● Your instructions
Give every line of the data again, unchanged, but with no pictures.
[START Data excerpt]
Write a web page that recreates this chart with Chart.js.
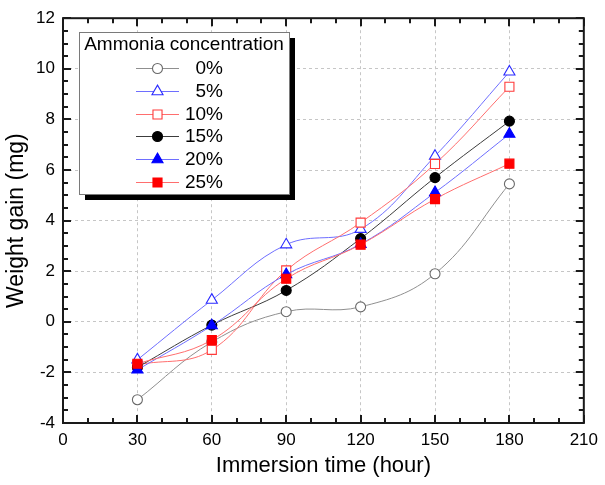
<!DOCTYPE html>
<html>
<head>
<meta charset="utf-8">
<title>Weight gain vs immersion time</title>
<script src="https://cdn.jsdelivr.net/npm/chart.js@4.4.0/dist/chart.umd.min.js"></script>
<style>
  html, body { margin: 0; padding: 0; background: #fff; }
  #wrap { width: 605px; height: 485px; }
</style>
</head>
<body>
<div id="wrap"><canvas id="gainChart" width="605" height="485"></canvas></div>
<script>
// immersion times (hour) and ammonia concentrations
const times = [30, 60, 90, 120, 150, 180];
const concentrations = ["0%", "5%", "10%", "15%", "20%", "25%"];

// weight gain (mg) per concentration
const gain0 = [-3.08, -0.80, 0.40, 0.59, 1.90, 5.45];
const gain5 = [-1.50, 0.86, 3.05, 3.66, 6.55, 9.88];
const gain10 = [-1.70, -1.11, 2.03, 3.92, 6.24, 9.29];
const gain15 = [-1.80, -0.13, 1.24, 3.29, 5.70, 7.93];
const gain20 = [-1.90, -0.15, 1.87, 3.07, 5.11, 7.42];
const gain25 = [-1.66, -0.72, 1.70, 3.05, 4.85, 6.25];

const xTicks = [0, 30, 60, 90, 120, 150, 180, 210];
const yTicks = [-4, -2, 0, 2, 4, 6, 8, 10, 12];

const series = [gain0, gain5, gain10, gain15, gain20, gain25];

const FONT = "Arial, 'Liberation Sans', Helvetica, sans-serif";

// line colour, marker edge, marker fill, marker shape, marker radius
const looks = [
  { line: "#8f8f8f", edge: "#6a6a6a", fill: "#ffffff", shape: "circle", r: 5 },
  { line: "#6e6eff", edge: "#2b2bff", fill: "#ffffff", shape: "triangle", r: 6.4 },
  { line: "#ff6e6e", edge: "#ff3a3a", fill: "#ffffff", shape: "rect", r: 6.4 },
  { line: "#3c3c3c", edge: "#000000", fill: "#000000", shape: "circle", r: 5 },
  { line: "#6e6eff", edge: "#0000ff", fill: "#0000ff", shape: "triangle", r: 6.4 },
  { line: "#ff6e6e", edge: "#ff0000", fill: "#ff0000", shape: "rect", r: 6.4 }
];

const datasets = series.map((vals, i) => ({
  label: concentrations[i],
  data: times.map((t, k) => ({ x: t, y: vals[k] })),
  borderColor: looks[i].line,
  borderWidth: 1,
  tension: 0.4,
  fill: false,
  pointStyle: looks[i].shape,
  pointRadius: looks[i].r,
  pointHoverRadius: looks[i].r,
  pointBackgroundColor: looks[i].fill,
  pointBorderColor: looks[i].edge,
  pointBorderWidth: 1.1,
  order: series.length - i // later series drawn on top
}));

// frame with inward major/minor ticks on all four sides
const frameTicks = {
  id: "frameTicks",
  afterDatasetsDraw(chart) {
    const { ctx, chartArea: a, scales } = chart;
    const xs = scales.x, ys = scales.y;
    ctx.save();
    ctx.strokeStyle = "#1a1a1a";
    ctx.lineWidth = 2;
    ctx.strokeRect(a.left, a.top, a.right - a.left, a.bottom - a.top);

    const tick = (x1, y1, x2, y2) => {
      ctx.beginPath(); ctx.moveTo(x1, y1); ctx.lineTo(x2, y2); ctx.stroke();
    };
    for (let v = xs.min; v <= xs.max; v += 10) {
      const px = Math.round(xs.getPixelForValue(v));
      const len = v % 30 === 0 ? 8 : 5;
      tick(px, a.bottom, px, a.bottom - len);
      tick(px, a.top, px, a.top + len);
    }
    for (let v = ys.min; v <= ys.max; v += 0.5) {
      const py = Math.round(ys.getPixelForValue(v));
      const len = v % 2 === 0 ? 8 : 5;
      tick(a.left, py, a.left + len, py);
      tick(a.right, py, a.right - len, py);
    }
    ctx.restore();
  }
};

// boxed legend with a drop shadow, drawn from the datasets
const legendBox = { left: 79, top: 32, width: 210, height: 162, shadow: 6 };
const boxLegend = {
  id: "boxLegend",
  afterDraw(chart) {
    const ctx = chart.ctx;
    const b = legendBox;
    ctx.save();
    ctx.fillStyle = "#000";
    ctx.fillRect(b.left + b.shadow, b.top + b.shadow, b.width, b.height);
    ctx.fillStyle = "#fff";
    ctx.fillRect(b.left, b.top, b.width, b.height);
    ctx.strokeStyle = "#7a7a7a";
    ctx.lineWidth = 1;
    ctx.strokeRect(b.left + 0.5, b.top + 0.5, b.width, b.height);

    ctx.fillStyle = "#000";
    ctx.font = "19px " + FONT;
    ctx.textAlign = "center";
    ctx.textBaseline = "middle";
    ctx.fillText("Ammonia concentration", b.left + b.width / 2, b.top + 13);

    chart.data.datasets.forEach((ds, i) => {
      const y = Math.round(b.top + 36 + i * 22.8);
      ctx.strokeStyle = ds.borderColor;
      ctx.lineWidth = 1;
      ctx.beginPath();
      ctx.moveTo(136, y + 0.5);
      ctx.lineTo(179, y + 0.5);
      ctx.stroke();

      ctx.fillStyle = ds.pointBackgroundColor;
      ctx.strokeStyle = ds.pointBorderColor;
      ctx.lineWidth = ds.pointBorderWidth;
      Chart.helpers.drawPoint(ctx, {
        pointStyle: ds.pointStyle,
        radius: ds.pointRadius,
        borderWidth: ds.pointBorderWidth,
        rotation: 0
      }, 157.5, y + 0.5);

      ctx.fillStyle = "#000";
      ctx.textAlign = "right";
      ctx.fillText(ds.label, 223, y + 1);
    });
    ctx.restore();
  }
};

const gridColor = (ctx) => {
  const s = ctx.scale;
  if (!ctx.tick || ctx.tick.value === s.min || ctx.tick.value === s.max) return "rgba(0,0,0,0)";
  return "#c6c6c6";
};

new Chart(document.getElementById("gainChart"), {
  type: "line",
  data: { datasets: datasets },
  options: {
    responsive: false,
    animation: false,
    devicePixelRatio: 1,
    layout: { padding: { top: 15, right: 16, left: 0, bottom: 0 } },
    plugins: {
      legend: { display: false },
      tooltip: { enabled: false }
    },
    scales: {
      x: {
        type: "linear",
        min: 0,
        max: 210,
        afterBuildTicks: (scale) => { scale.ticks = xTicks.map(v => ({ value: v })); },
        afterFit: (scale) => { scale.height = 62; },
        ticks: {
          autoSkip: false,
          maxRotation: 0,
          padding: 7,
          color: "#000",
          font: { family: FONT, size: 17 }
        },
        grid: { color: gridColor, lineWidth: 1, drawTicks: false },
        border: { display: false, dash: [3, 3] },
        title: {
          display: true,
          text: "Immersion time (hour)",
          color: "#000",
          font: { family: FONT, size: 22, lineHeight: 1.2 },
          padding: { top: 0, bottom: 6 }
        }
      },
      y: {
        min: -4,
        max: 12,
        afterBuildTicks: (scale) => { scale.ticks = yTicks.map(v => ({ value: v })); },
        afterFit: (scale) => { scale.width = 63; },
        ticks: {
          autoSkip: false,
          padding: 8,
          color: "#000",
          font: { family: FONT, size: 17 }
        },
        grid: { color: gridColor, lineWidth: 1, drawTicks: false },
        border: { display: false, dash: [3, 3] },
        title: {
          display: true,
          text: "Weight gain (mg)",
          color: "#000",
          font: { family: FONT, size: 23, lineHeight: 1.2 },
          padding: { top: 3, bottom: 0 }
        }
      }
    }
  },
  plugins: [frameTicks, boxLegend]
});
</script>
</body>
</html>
[END Data excerpt]
● In response
Write a web page that recreates this chart with Chart.js.
<!DOCTYPE html>
<html>
<head>
<meta charset="utf-8">
<title>Weight gain vs immersion time</title>
<script src="https://cdn.jsdelivr.net/npm/chart.js@4.4.0/dist/chart.umd.min.js"></script>
<style>
  html, body { margin: 0; padding: 0; background: #fff; }
  #wrap { width: 605px; height: 485px; }
</style>
</head>
<body>
<div id="wrap"><canvas id="gainChart" width="605" height="485"></canvas></div>
<script>
// immersion times (hour) and ammonia concentrations
const times = [30, 60, 90, 120, 150, 180];
const concentrations = ["0%", "5%", "10%", "15%", "20%", "25%"];

// weight gain (mg) per concentration
const gain0 = [-3.08, -0.80, 0.40, 0.59, 1.90, 5.45];
const gain5 = [-1.50, 0.86, 3.05, 3.66, 6.55, 9.88];
const gain10 = [-1.70, -1.11, 2.03, 3.92, 6.24, 9.29];
const gain15 = [-1.80, -0.13, 1.24, 3.29, 5.70, 7.93];
const gain20 = [-1.90, -0.15, 1.87, 3.07, 5.11, 7.42];
const gain25 = [-1.66, -0.72, 1.70, 3.05, 4.85, 6.25];

const xTicks = [0, 30, 60, 90, 120, 150, 180, 210];
const yTicks = [-4, -2, 0, 2, 4, 6, 8, 10, 12];

const series = [gain0, gain5, gain10, gain15, gain20, gain25];

const FONT = "Arial, 'Liberation Sans', Helvetica, sans-serif";

// line colour, marker edge, marker fill, marker shape, marker radius
const looks = [
  { line: "#8f8f8f", edge: "#6a6a6a", fill: "#ffffff", shape: "circle", r: 5 },
  { line: "#6e6eff", edge: "#2b2bff", fill: "#ffffff", shape: "triangle", r: 6.4 },
  { line: "#ff6e6e", edge: "#ff3a3a", fill: "#ffffff", shape: "rect", r: 6.4 },
  { line: "#3c3c3c", edge: "#000000", fill: "#000000", shape: "circle", r: 5 },
  { line: "#6e6eff", edge: "#0000ff", fill: "#0000ff", shape: "triangle", r: 6.4 },
  { line: "#ff6e6e", edge: "#ff0000", fill: "#ff0000", shape: "rect", r: 6.4 }
];

const datasets = series.map((vals, i) => ({
  label: concentrations[i],
  data: times.map((t, k) => ({ x: t, y: vals[k] })),
  borderColor: looks[i].line,
  borderWidth: 1,
  tension: 0.4,
  fill: false,
  pointStyle: looks[i].shape,
  pointRadius: looks[i].r,
  pointHoverRadius: looks[i].r,
  pointBackgroundColor: looks[i].fill,
  pointBorderColor: looks[i].edge,
  pointBorderWidth: 1.1,
  order: series.length - i // later series drawn on top
}));

// frame with inward major/minor ticks on all four sides
const frameTicks = {
  id: "frameTicks",
  afterDatasetsDraw(chart) {
    const { ctx, chartArea: a, scales } = chart;
    const xs = scales.x, ys = scales.y;
    ctx.save();
    ctx.strokeStyle = "#1a1a1a";
    ctx.lineWidth = 2;
    ctx.strokeRect(a.left, a.top, a.right - a.left, a.bottom - a.top);

    const tick = (x1, y1, x2, y2) => {
      ctx.beginPath(); ctx.moveTo(x1, y1); ctx.lineTo(x2, y2); ctx.stroke();
    };
    for (let v = xs.min; v <= xs.max; v += 10) {
      const px = Math.round(xs.getPixelForValue(v));
      const len = v % 30 === 0 ? 8 : 5;
      tick(px, a.bottom, px, a.bottom - len);
      tick(px, a.top, px, a.top + len);
    }
    for (let v = ys.min; v <= ys.max; v += 0.5) {
      const py = Math.round(ys.getPixelForValue(v));
      const len = v % 2 === 0 ? 8 : 5;
      tick(a.left, py, a.left + len, py);
      tick(a.right, py, a.right - len, py);
    }
    ctx.restore();
  }
};

// boxed legend with a drop shadow, drawn from the datasets
const legendBox = { left: 79, top: 32, width: 210, height: 162, shadow: 6 };
const boxLegend = {
  id: "boxLegend",
  afterDraw(chart) {
    const ctx = chart.ctx;
    const b = legendBox;
    ctx.save();
    ctx.fillStyle = "#000";
    ctx.fillRect(b.left + b.shadow, b.top + b.shadow, b.width, b.height);
    ctx.fillStyle = "#fff";
    ctx.fillRect(b.left, b.top, b.width, b.height);
    ctx.strokeStyle = "#7a7a7a";
    ctx.lineWidth = 1;
    ctx.strokeRect(b.left + 0.5, b.top + 0.5, b.width, b.height);

    ctx.fillStyle = "#000";
    ctx.font = "19px " + FONT;
    ctx.textAlign = "center";
    ctx.textBaseline = "middle";
    ctx.fillText("Ammonia concentration", b.left + b.width / 2, b.top + 13);

    chart.data.datasets.forEach((ds, i) => {
      const y = Math.round(b.top + 36 + i * 22.8);
      ctx.strokeStyle = ds.borderColor;
      ctx.lineWidth = 1;
      ctx.beginPath();
      ctx.moveTo(136, y + 0.5);
      ctx.lineTo(179, y + 0.5);
      ctx.stroke();

      ctx.fillStyle = ds.pointBackgroundColor;
      ctx.strokeStyle = ds.pointBorderColor;
      ctx.lineWidth = ds.pointBorderWidth;
      Chart.helpers.drawPoint(ctx, {
        pointStyle: ds.pointStyle,
        radius: ds.pointRadius,
        borderWidth: ds.pointBorderWidth,
        rotation: 0
      }, 157.5, y + 0.5);

      ctx.fillStyle = "#000";
      ctx.textAlign = "right";
      ctx.fillText(ds.label, 223, y + 1);
    });
    ctx.restore();
  }
};

const gridColor = (ctx) => {
  const s = ctx.scale;
  if (!ctx.tick || ctx.tick.value === s.min || ctx.tick.value === s.max) return "rgba(0,0,0,0)";
  return "#c6c6c6";
};

new Chart(document.getElementById("gainChart"), {
  type: "line",
  data: { datasets: datasets },
  options: {
    responsive: false,
    animation: false,
    devicePixelRatio: 1,
    layout: { padding: { top: 15, right: 16, left: 0, bottom: 0 } },
    plugins: {
      legend: { display: false },
      tooltip: { enabled: false }
    },
    scales: {
      x: {
        type: "linear",
        min: 0,
        max: 210,
        afterBuildTicks: (scale) => { scale.ticks = xTicks.map(v => ({ value: v })); },
        afterFit: (scale) => { scale.height = 62; },
        ticks: {
          autoSkip: false,
          maxRotation: 0,
          padding: 7,
          color: "#000",
          font: { family: FONT, size: 17 }
        },
        grid: { color: gridColor, lineWidth: 1, drawTicks: false },
        border: { display: false, dash: [3, 3] },
        title: {
          display: true,
          text: "Immersion time (hour)",
          color: "#000",
          font: { family: FONT, size: 22, lineHeight: 1.2 },
          padding: { top: 0, bottom: 6 }
        }
      },
      y: {
        min: -4,
        max: 12,
        afterBuildTicks: (scale) => { scale.ticks = yTicks.map(v => ({ value: v })); },
        afterFit: (scale) => { scale.width = 63; },
        ticks: {
          autoSkip: false,
          padding: 8,
          color: "#000",
          font: { family: FONT, size: 17 }
        },
        grid: { color: gridColor, lineWidth: 1, drawTicks: false },
        border: { display: false, dash: [3, 3] },
        title: {
          display: true,
          text: "Weight gain (mg)",
          color: "#000",
          font: { family: FONT, size: 23, lineHeight: 1.2 },
          padding: { top: 3, bottom: 0 }
        }
      }
    }
  },
  plugins: [frameTicks, boxLegend]
});
</script>
</body>
</html>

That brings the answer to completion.